Erwin Neher was born in Landsberg am Lech, Bavaria in March 1944 and raised in Buchloe, 70km (40 miles) west of Munich. His mother was a teacher and his father an accountant in a local dairy company, so family life for Erwin and his two older sisters was not strongly affected by the war. He attended a catholic school in Mindelheim, where physics and mathematics became his favourite subjects. Combining these with his interest in living things, the young Erwin decided to become a biophysicist. In 1963, he entered the Technical University in Munich studying physics and in 1966 won a scholarship to study in the US at the University of Wisconsin, where he worked in the Biophysics Laboratory of Professor W.W. Beeman. He returned to Munich in 1967 with an MSc, seeking a more biology-oriented PhD project, preferably related to nerve excitation. He joined the Max Planck Institute of Psychiatry, where Hans Dieter Lux was investigating synaptic mechanisms in snail neurones. Trying to avoid space-clamp problems in the electrophysiological experiment, Neher and Lux came up with the idea of patch-clamp, using small suction pipettes, to measure the local current flow.
This is also where Neher first met Bert Sakmann, with whom he received the Nobel Prize in Physiology or Medicine. Separated when Sakmann went to London to work with Bernard Katz, they met again at the Max Planck Institute for Biophysical Chemistry, now in Göttingen, in 1973. Neher was working with single ion channel recording in artificial membranes; Sakmann had experience in the neuromuscular junction. The pair agreed to collaborate, aiming at the measurement of single ion channel currents. This involved developing and refining the patch-clamp technique for measuring currents in the picoampere (10-12 Ampère) range.
Just before Neher’s postdoctoral move to the University of Washington in Seattle and, later to Yale University, they succeeded in resolving single ion channel currents and the pair continued to liaise and published their results in 1976. Neher returned to the Max Planck Institute that year and he and Sakmann were invited to operate ‘Young Investigator Laboratories’, attracting postdoctoral fellows and perfecting and expanding their technique. It turned out, that ion channels are not restricted to nerve cells and other ‘excitable’ tissues. Rather, there are hundreds of different ion channel types, which subserve a variety of cellular tasks. Thus, their discoveries enabled the development of specific drug therapies for diseases such as diabetes, cystic fibrosis, epilepsy, and cardiovascular and neuromuscular disorders. Neher and Sakmann have received numerous awards, often shared, including the Gottfried Wilhelm Leibniz Prize, the highest honour awarded in German research.
Neher met his wife, Eva-Maria, in the laboratory, of course. They were married in 1978 and have five children.
By Volker Steger
“So, I just draw this and thatʼs all?”
No, you will be photographed with your artwork, too!

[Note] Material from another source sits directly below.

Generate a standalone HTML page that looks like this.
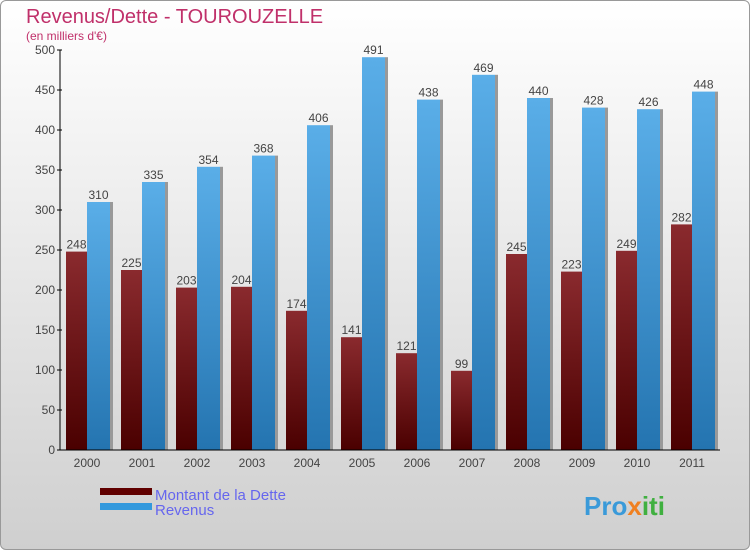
<!DOCTYPE html>
<html><head><meta charset="utf-8"><style>
body{margin:0;width:750px;height:550px;overflow:hidden;font-family:"Liberation Sans",sans-serif}
#c{position:absolute;left:0;top:0;width:748px;height:548px;border:1px solid #999;border-radius:6px;background:linear-gradient(#ffffff,#cfcfcf)}
</style></head><body>
<div id="c"></div>
<svg id="s" width="750" height="550" style="position:absolute;left:0;top:0">
<defs>
<linearGradient id="gd" x1="0" y1="0" x2="0" y2="1"><stop offset="0" stop-color="#8a2a2e"/><stop offset="1" stop-color="#4a0000"/></linearGradient>
<linearGradient id="gr" x1="0" y1="0" x2="0" y2="1"><stop offset="0" stop-color="#5aaee8"/><stop offset="1" stop-color="#2474b0"/></linearGradient>
</defs>
<text x="26" y="23" font-size="20" fill="#c0306a">Revenus/Dette - TOUROUZELLE</text>
<text x="26" y="40" font-size="12" fill="#c0306a">(en milliers d'€)</text>
<g id="bars"></g>
<g id="axes"></g>
<rect x="100" y="488" width="52" height="7" fill="#600000"/>
<rect x="100" y="503" width="52" height="7" fill="#3399dd"/>
<text x="155" y="500" font-size="15" fill="#6666ee">Montant de la Dette</text>
<text x="155" y="515" font-size="15" fill="#6666ee">Revenus</text>
<text x="584" y="515" font-size="26" font-weight="bold" fill="#3a9ad9">Pro<tspan fill="#f08020">x</tspan><tspan fill="#40b040">iti</tspan></text>
</svg>
<script>
const years=["2000","2001","2002","2003","2004","2005","2006","2007","2008","2009","2010","2011"];
const dette=[248,225,203,204,174,141,121,99,245,223,249,282];
const revenus=[310,335,354,368,406,491,438,469,440,428,426,448];
const ticks=[0,50,100,150,200,250,300,350,400,450,500];
const NS="http://www.w3.org/2000/svg";
const y=v=>450-v*0.8;
const xg=i=>66+i*55;
const bars=document.getElementById('bars'),axes=document.getElementById('axes');
function mk(p,t,a){const e=document.createElementNS(NS,t);for(const k in a)e.setAttribute(k,a[k]);p.appendChild(e);return e;}
years.forEach((yr,i)=>{
 const x=xg(i);
 let sh=mk(bars,'rect',{x:x+21,y:y(dette[i]),width:3,height:450-y(dette[i]),fill:'#999'});
 
 
 let b=mk(bars,'rect',{x:x,y:y(dette[i]),width:21,height:450-y(dette[i]),fill:'url(#gd)'});
 
 
 let sh2=mk(bars,'rect',{x:x+44,y:y(revenus[i]),width:3,height:450-y(revenus[i]),fill:'#999'});
 
 
 let r=mk(bars,'rect',{x:x+21,y:y(revenus[i]),width:23,height:450-y(revenus[i]),fill:'url(#gr)'});
 
 
 let t1=mk(bars,'text',{x:x+10.5,y:y(dette[i])-3,'font-size':12,fill:'#444','text-anchor':'middle'});t1.textContent=dette[i];
 
 
 let t2=mk(bars,'text',{x:x+32.5,y:y(revenus[i])-3,'font-size':12,fill:'#444','text-anchor':'middle'});t2.textContent=revenus[i];
 
 
 let xl=mk(axes,'text',{x:x+21,y:467,'font-size':12,fill:'#444','text-anchor':'middle'});xl.textContent=yr;
 
 
});
mk(axes,'line',{x1:60,y1:50,x2:60,y2:450,stroke:'#000'});
mk(axes,'line',{x1:60,y1:450,x2:720,y2:450,stroke:'#000'});
ticks.forEach(t=>{
 mk(axes,'line',{x1:57,y1:y(t),x2:62,y2:y(t),stroke:'#000'});
 let l=mk(axes,'text',{x:55,y:y(t)+4,'font-size':12,fill:'#444','text-anchor':'end'});l.textContent=t;
 
 
});
</script>
</body></html>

„Ich zeichne also einfach und das war’s dann?“
Nein, Sie werden auch noch mit Ihrem Kunstwerk fotografiert!
The Gates of the Cell
By Adam Smith
As you focus your eyes on this page to read these words, the muscle contractions that direct your gaze and the nerve impulses that carry the signals from your eyes to your brain are all dependent on the flow of electricity. That flow is caused by the movement of charged ions into and out of cells and for this to happen, the cell walls have to become permeable. The question of precisely how such permeability changes occur was the problem that Erwin Neher and his colleague Bert Sakmann sought to tackle in the mid-1970s.

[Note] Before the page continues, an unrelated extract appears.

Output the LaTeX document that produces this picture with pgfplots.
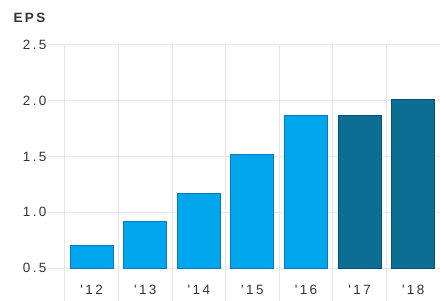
\documentclass[border=0pt]{standalone}
\usepackage{pgfplots}
\pgfplotsset{compat=1.18}
\usepackage{fontspec}
\newfontfamily\lab{Liberation Sans}[LetterSpace=18]
\definecolor{lightfill}{HTML}{00A6EC}
\definecolor{lightedge}{HTML}{0A77C8}
\definecolor{darkfill}{HTML}{0D6E94}
\definecolor{darkedge}{HTML}{0A4F78}
\definecolor{gridc}{HTML}{E6E6E6}
\definecolor{txt}{HTML}{333333}
\begin{document}
\begin{tikzpicture}
\begin{axis}[
  at={(52bp,33bp)}, anchor=south west,
  scale only axis, width=388bp, height=223bp,
  xmin=-0.74, xmax=6.5, ymin=0.5, ymax=2.5,
  axis line style={draw=none},
  xtick={-0.5,0.5,...,6.5}, xticklabel=\empty,
  xtick pos=bottom, ytick pos=left,
  xmajorgrids, ymajorgrids,
  grid style={gridc, line width=1bp},
  xtick align=outside, ytick align=inside,
  major tick length=33bp,
  x tick style={gridc, line width=1bp},
  y tick style={draw=none},
  ytick={0.5,1,...,2.5},
  /pgf/number format/assume math mode=true,
  yticklabel style={/pgf/number format/fixed, /pgf/number format/fixed zerofill, /pgf/number format/precision=1, xshift=-2bp},
  ticklabel style={font=\lab\fontsize{13.5}{15}\selectfont, text=txt},
  extra x ticks={0,1,2,3,4,5,6},
  extra x tick labels={'12,'13,'14,'15,'16,'17,'18},
  extra x tick style={major tick length=0pt, grid=none, xticklabel style={yshift=-14bp}},
  clip=false,
]
\addplot[ybar, bar width=43bp, bar shift=0pt, fill=lightfill, draw=lightedge, line width=1bp] coordinates {(0,0.70) (1,0.915) (2,1.17) (3,1.52) (4,1.87)};
\addplot[ybar, bar width=43bp, bar shift=0pt, fill=darkfill, draw=darkedge, line width=1bp] coordinates {(5,1.87) (6,2.01)};
\draw[gridc, line width=1bp] (axis cs:-0.74,0.5) -- ++(-4bp,0pt);
\draw[gridc, line width=1bp] (axis cs:-0.74,1.0) -- ++(-4bp,0pt);
\draw[gridc, line width=1bp] (axis cs:-0.74,1.5) -- ++(-4bp,0pt);
\draw[gridc, line width=1bp] (axis cs:-0.74,2.0) -- ++(-4bp,0pt);
\draw[gridc, line width=1bp] (axis cs:-0.74,2.5) -- ++(-4bp,0pt);
\end{axis}
\node[anchor=west, font=\lab\fontsize{13.5}{15}\selectfont\bfseries, text=txt] at (10bp,283bp) {EPS};
\pgfresetboundingbox
\path (0,0) rectangle (440bp,301bp);
\end{tikzpicture}
\end{document}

It was assumed that the ions entered and left the cell through specific channels spanning the cell’s outer wall, such as those shown at the top of Neher’s simple sketch of a roughly circular cell. When the channels open, ion fluxes would change the electrical potential difference between the inside and the outside of the cell. But nobody had been able to observe individual channels in action. Neher and Sakmann devised an ingenious method to study single channels; the patch-clamp technique.
Using a minute electrode, formed from a glass pipette with an opening of just a thousandth of a millimetre, they softly touched the surface of a cell. Applying gentle suction then caused a small patch of the cell’s wall to intrude into the pipette. Hopefully this patch contained just a single example of the channels they sought to find. If they were unlucky the patch contained zero channels, or too many channels, but gradually by adjusting the parameters they were able to record characteristic, tiny, step-like changes in current generated by the opening and closing of single channels.
The patch-clamp technique not only confirmed the existence of ion channels, but quickly gave researchers the tool they needed to uncover much of the detail of how such channels functioned. “I’m very proud that people use it and make very good things with the technique,” says Neher, “and it’s amazing in how many areas the improvement of the technique has its consequences.”
As for the simple drawing? “Of course, I could have added a pipette,” remarks Neher. “I could have added an amplifier.
I could have added a reference electrode, which you need for the measurement. So you can make it more complicated, but I think it’s good for a start.”